*** DATA SEGMENT
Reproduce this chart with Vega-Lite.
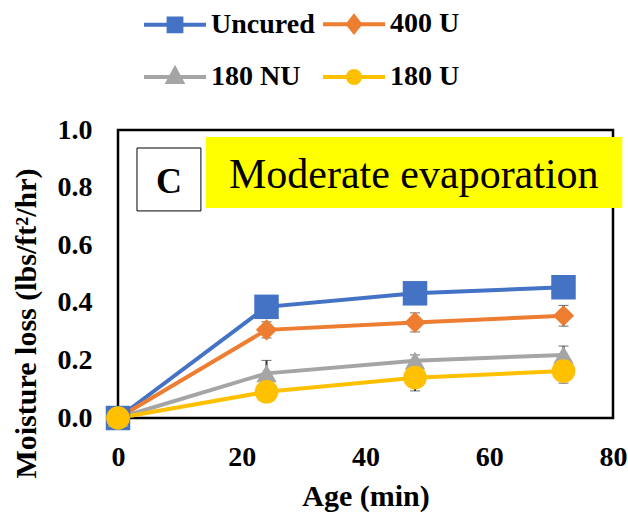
{
  "$schema": "https://vega.github.io/schema/vega-lite/v6.json",
  "width": 495,
  "height": 288,
  "autosize": {"type": "none"},
  "padding": {"left": 118, "top": 130, "right": 15, "bottom": 96},
  "background": "white",
  "config": {
    "view": {"stroke": "#000000", "strokeWidth": 2.5},
    "font": "Liberation Serif",
    "axis": {
      "grid": false, "domain": false, "ticks": false, "labelFlush": false,
      "labelFont": "Liberation Serif", "labelFontWeight": "bold", "labelFontSize": 28, "labelColor": "#000000",
      "titleFont": "Liberation Serif", "titleFontWeight": "bold", "titleFontSize": 30, "titleColor": "#000000"
    },
    "legend": {
      "labelFont": "Liberation Serif", "labelFontWeight": "bold", "labelFontSize": 28, "labelColor": "#000000",
      "symbolSize": 1600, "symbolStrokeWidth": 4, "symbolOffset": 11, "labelOffset": 14,
      "rowPadding": 15, "columnPadding": 0, "symbolOpacity": 1
    }
  },
  "data": {
    "values": [
      {"series": "Uncured", "age": 0, "loss": 0, "err": 0},
      {"series": "Uncured", "age": 24, "loss": 0.386, "err": 0.01},
      {"series": "Uncured", "age": 48, "loss": 0.433, "err": 0.01},
      {"series": "Uncured", "age": 72, "loss": 0.454, "err": 0.01},
      {"series": "400 U", "age": 0, "loss": 0, "err": 0},
      {"series": "400 U", "age": 24, "loss": 0.306, "err": 0.028},
      {"series": "400 U", "age": 48, "loss": 0.332, "err": 0.033},
      {"series": "400 U", "age": 72, "loss": 0.355, "err": 0.036},
      {"series": "180 NU", "age": 0, "loss": 0, "err": 0},
      {"series": "180 NU", "age": 24, "loss": 0.155, "err": 0.045},
      {"series": "180 NU", "age": 48, "loss": 0.199, "err": 0.02},
      {"series": "180 NU", "age": 72, "loss": 0.219, "err": 0.031},
      {"series": "180 U", "age": 0, "loss": 0, "err": 0},
      {"series": "180 U", "age": 24, "loss": 0.091, "err": 0.02},
      {"series": "180 U", "age": 48, "loss": 0.14, "err": 0.046},
      {"series": "180 U", "age": 72, "loss": 0.163, "err": 0.042}
    ]
  },
  "layer": [
    {
      "mark": {"type": "line", "strokeWidth": 4},
      "encoding": {
        "x": {"field": "age", "type": "quantitative", "scale": {"domain": [0, 80], "nice": false},
              "axis": {"values": [0, 20, 40, 60, 80], "format": "d", "labelPadding": 25, "titlePadding": 10}, "title": "Age (min)"},
        "y": {"field": "loss", "type": "quantitative", "scale": {"domain": [0, 1], "nice": false},
              "axis": {"values": [0, 0.2, 0.4, 0.6, 0.8, 1.0], "format": ".1f", "labelPadding": 26, "titlePadding": 16, "titleY": 193}, "title": "Moisture loss (lbs/ft²/hr)"},
        "color": {"field": "series", "type": "nominal",
                  "scale": {"domain": ["Uncured", "400 U", "180 NU", "180 U"], "range": ["#4472C4", "#ED7D31", "#A5A5A5", "#FFC000"]},
                  "legend": {"orient": "none", "legendX": 24, "legendY": -128, "columns": 2, "direction": "horizontal", "title": null}},
        "detail": {"field": "series"}
      }
    },
    {
      "mark": {"type": "errorbar", "ticks": {"size": 10, "color": "#333333", "strokeWidth": 2}, "rule": {"color": "#333333", "strokeWidth": 2}},
      "encoding": {
        "x": {"field": "age", "type": "quantitative", "title": "Age (min)"},
        "y": {"field": "loss", "type": "quantitative", "title": "Moisture loss (lbs/ft²/hr)"},
        "yError": {"field": "err"}
      }
    },
    {
      "mark": {"type": "point", "filled": true, "opacity": 1, "strokeWidth": 0},
      "encoding": {
        "x": {"field": "age", "type": "quantitative", "title": "Age (min)"},
        "y": {"field": "loss", "type": "quantitative", "title": "Moisture loss (lbs/ft²/hr)"},
        "color": {"field": "series", "type": "nominal", "legend": null},
        "shape": {"condition": [
          {"test": "datum.series === 'Uncured'", "value": "square"},
          {"test": "datum.series === '400 U'", "value": "diamond"},
          {"test": "datum.series === '180 NU'", "value": "triangle-up"}
        ], "value": "circle"},
        "size": {"condition": [
          {"test": "datum.series === 'Uncured'", "value": 600},
          {"test": "datum.series === '400 U'", "value": 450},
          {"test": "datum.series === '180 NU'", "value": 420}
        ], "value": 560}
      }
    },
    {
      "transform": [{"filter": "datum.age < 0"}],
      "mark": {"type": "point", "filled": true},
      "encoding": {
        "x": {"field": "age", "type": "quantitative", "title": "Age (min)"},
        "y": {"field": "loss", "type": "quantitative", "title": "Moisture loss (lbs/ft²/hr)"},
        "color": {"field": "series", "type": "nominal",
                  "legend": {"orient": "none", "legendX": 24, "legendY": -128, "columns": 2, "direction": "horizontal", "title": null}},
        "stroke": {"field": "series", "type": "nominal",
                   "scale": {"domain": ["Uncured", "400 U", "180 NU", "180 U"], "range": ["#4472C4", "#ED7D31", "#A5A5A5", "#FFC000"]},
                   "legend": {"orient": "none", "legendX": 24, "legendY": -128, "columns": 2, "direction": "horizontal", "title": null}},
        "shape": {"field": "series", "type": "nominal",
                  "scale": {"domain": ["Uncured", "400 U", "180 NU", "180 U"],
                            "range": [
                              "M-1.55,0H1.55M-0.32,-0.32H0.32V0.32H-0.32Z",
                              "M-1.55,0H1.55M0,-0.38L0.3,0L0,0.38L-0.3,0Z",
                              "M-1.55,0H1.55M0,-0.4L0.35,0.25H-0.35Z",
                              "M-1.55,0H1.55M0.3,0A0.3,0.3,0,1,1,-0.3,0A0.3,0.3,0,1,1,0.3,0Z"
                            ]},
                  "legend": {"orient": "none", "legendX": 24, "legendY": -128, "columns": 2, "direction": "horizontal", "title": null}}
      }
    },
    {
      "data": {"values": [{}]},
      "mark": {"type": "rect", "color": "#FFFF00", "clip": false},
      "encoding": {
        "x": {"datum": 14.2, "type": "quantitative"},
        "x2": {"datum": 81.5},
        "y": {"datum": 0.976, "type": "quantitative"},
        "y2": {"datum": 0.729}
      }
    },
    {
      "data": {"values": [{}]},
      "mark": {"type": "rect", "fill": "#FFFFFF", "stroke": "#000000", "strokeWidth": 1},
      "encoding": {
        "x": {"datum": 3.07, "type": "quantitative"},
        "x2": {"datum": 13.4},
        "y": {"datum": 0.9375, "type": "quantitative"},
        "y2": {"datum": 0.719}
      }
    },
    {
      "data": {"values": [{}]},
      "mark": {"type": "text", "text": "Moderate evaporation", "font": "Liberation Serif", "fontSize": 42, "color": "#000000", "align": "center", "baseline": "alphabetic"},
      "encoding": {
        "x": {"datum": 47.8, "type": "quantitative"},
        "y": {"datum": 0.799, "type": "quantitative"}
      }
    },
    {
      "data": {"values": [{}]},
      "mark": {"type": "text", "text": "C", "font": "Liberation Serif", "fontWeight": "bold", "fontSize": 36, "color": "#000000", "align": "center", "baseline": "alphabetic"},
      "encoding": {
        "x": {"datum": 8.24, "type": "quantitative"},
        "y": {"datum": 0.781, "type": "quantitative"}
      }
    }
  ]
}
******
**AIM:** Send back the data above word for word, with the pictures left out.

**RESPONSE TO THIS EXERCISE:**
Reproduce this chart with Vega-Lite.
{
  "$schema": "https://vega.github.io/schema/vega-lite/v6.json",
  "width": 495,
  "height": 288,
  "autosize": {"type": "none"},
  "padding": {"left": 118, "top": 130, "right": 15, "bottom": 96},
  "background": "white",
  "config": {
    "view": {"stroke": "#000000", "strokeWidth": 2.5},
    "font": "Liberation Serif",
    "axis": {
      "grid": false, "domain": false, "ticks": false, "labelFlush": false,
      "labelFont": "Liberation Serif", "labelFontWeight": "bold", "labelFontSize": 28, "labelColor": "#000000",
      "titleFont": "Liberation Serif", "titleFontWeight": "bold", "titleFontSize": 30, "titleColor": "#000000"
    },
    "legend": {
      "labelFont": "Liberation Serif", "labelFontWeight": "bold", "labelFontSize": 28, "labelColor": "#000000",
      "symbolSize": 1600, "symbolStrokeWidth": 4, "symbolOffset": 11, "labelOffset": 14,
      "rowPadding": 15, "columnPadding": 0, "symbolOpacity": 1
    }
  },
  "data": {
    "values": [
      {"series": "Uncured", "age": 0, "loss": 0, "err": 0},
      {"series": "Uncured", "age": 24, "loss": 0.386, "err": 0.01},
      {"series": "Uncured", "age": 48, "loss": 0.433, "err": 0.01},
      {"series": "Uncured", "age": 72, "loss": 0.454, "err": 0.01},
      {"series": "400 U", "age": 0, "loss": 0, "err": 0},
      {"series": "400 U", "age": 24, "loss": 0.306, "err": 0.028},
      {"series": "400 U", "age": 48, "loss": 0.332, "err": 0.033},
      {"series": "400 U", "age": 72, "loss": 0.355, "err": 0.036},
      {"series": "180 NU", "age": 0, "loss": 0, "err": 0},
      {"series": "180 NU", "age": 24, "loss": 0.155, "err": 0.045},
      {"series": "180 NU", "age": 48, "loss": 0.199, "err": 0.02},
      {"series": "180 NU", "age": 72, "loss": 0.219, "err": 0.031},
      {"series": "180 U", "age": 0, "loss": 0, "err": 0},
      {"series": "180 U", "age": 24, "loss": 0.091, "err": 0.02},
      {"series": "180 U", "age": 48, "loss": 0.14, "err": 0.046},
      {"series": "180 U", "age": 72, "loss": 0.163, "err": 0.042}
    ]
  },
  "layer": [
    {
      "mark": {"type": "line", "strokeWidth": 4},
      "encoding": {
        "x": {"field": "age", "type": "quantitative", "scale": {"domain": [0, 80], "nice": false},
              "axis": {"values": [0, 20, 40, 60, 80], "format": "d", "labelPadding": 25, "titlePadding": 10}, "title": "Age (min)"},
        "y": {"field": "loss", "type": "quantitative", "scale": {"domain": [0, 1], "nice": false},
              "axis": {"values": [0, 0.2, 0.4, 0.6, 0.8, 1.0], "format": ".1f", "labelPadding": 26, "titlePadding": 16, "titleY": 193}, "title": "Moisture loss (lbs/ft²/hr)"},
        "color": {"field": "series", "type": "nominal",
                  "scale": {"domain": ["Uncured", "400 U", "180 NU", "180 U"], "range": ["#4472C4", "#ED7D31", "#A5A5A5", "#FFC000"]},
                  "legend": {"orient": "none", "legendX": 24, "legendY": -128, "columns": 2, "direction": "horizontal", "title": null}},
        "detail": {"field": "series"}
      }
    },
    {
      "mark": {"type": "errorbar", "ticks": {"size": 10, "color": "#333333", "strokeWidth": 2}, "rule": {"color": "#333333", "strokeWidth": 2}},
      "encoding": {
        "x": {"field": "age", "type": "quantitative", "title": "Age (min)"},
        "y": {"field": "loss", "type": "quantitative", "title": "Moisture loss (lbs/ft²/hr)"},
        "yError": {"field": "err"}
      }
    },
    {
      "mark": {"type": "point", "filled": true, "opacity": 1, "strokeWidth": 0},
      "encoding": {
        "x": {"field": "age", "type": "quantitative", "title": "Age (min)"},
        "y": {"field": "loss", "type": "quantitative", "title": "Moisture loss (lbs/ft²/hr)"},
        "color": {"field": "series", "type": "nominal", "legend": null},
        "shape": {"condition": [
          {"test": "datum.series === 'Uncured'", "value": "square"},
          {"test": "datum.series === '400 U'", "value": "diamond"},
          {"test": "datum.series === '180 NU'", "value": "triangle-up"}
        ], "value": "circle"},
        "size": {"condition": [
          {"test": "datum.series === 'Uncured'", "value": 600},
          {"test": "datum.series === '400 U'", "value": 450},
          {"test": "datum.series === '180 NU'", "value": 420}
        ], "value": 560}
      }
    },
    {
      "transform": [{"filter": "datum.age < 0"}],
      "mark": {"type": "point", "filled": true},
      "encoding": {
        "x": {"field": "age", "type": "quantitative", "title": "Age (min)"},
        "y": {"field": "loss", "type": "quantitative", "title": "Moisture loss (lbs/ft²/hr)"},
        "color": {"field": "series", "type": "nominal",
                  "legend": {"orient": "none", "legendX": 24, "legendY": -128, "columns": 2, "direction": "horizontal", "title": null}},
        "stroke": {"field": "series", "type": "nominal",
                   "scale": {"domain": ["Uncured", "400 U", "180 NU", "180 U"], "range": ["#4472C4", "#ED7D31", "#A5A5A5", "#FFC000"]},
                   "legend": {"orient": "none", "legendX": 24, "legendY": -128, "columns": 2, "direction": "horizontal", "title": null}},
        "shape": {"field": "series", "type": "nominal",
                  "scale": {"domain": ["Uncured", "400 U", "180 NU", "180 U"],
                            "range": [
                              "M-1.55,0H1.55M-0.32,-0.32H0.32V0.32H-0.32Z",
                              "M-1.55,0H1.55M0,-0.38L0.3,0L0,0.38L-0.3,0Z",
                              "M-1.55,0H1.55M0,-0.4L0.35,0.25H-0.35Z",
                              "M-1.55,0H1.55M0.3,0A0.3,0.3,0,1,1,-0.3,0A0.3,0.3,0,1,1,0.3,0Z"
                            ]},
                  "legend": {"orient": "none", "legendX": 24, "legendY": -128, "columns": 2, "direction": "horizontal", "title": null}}
      }
    },
    {
      "data": {"values": [{}]},
      "mark": {"type": "rect", "color": "#FFFF00", "clip": false},
      "encoding": {
        "x": {"datum": 14.2, "type": "quantitative"},
        "x2": {"datum": 81.5},
        "y": {"datum": 0.976, "type": "quantitative"},
        "y2": {"datum": 0.729}
      }
    },
    {
      "data": {"values": [{}]},
      "mark": {"type": "rect", "fill": "#FFFFFF", "stroke": "#000000", "strokeWidth": 1},
      "encoding": {
        "x": {"datum": 3.07, "type": "quantitative"},
        "x2": {"datum": 13.4},
        "y": {"datum": 0.9375, "type": "quantitative"},
        "y2": {"datum": 0.719}
      }
    },
    {
      "data": {"values": [{}]},
      "mark": {"type": "text", "text": "Moderate evaporation", "font": "Liberation Serif", "fontSize": 42, "color": "#000000", "align": "center", "baseline": "alphabetic"},
      "encoding": {
        "x": {"datum": 47.8, "type": "quantitative"},
        "y": {"datum": 0.799, "type": "quantitative"}
      }
    },
    {
      "data": {"values": [{}]},
      "mark": {"type": "text", "text": "C", "font": "Liberation Serif", "fontWeight": "bold", "fontSize": 36, "color": "#000000", "align": "center", "baseline": "alphabetic"},
      "encoding": {
        "x": {"datum": 8.24, "type": "quantitative"},
        "y": {"datum": 0.781, "type": "quantitative"}
      }
    }
  ]
}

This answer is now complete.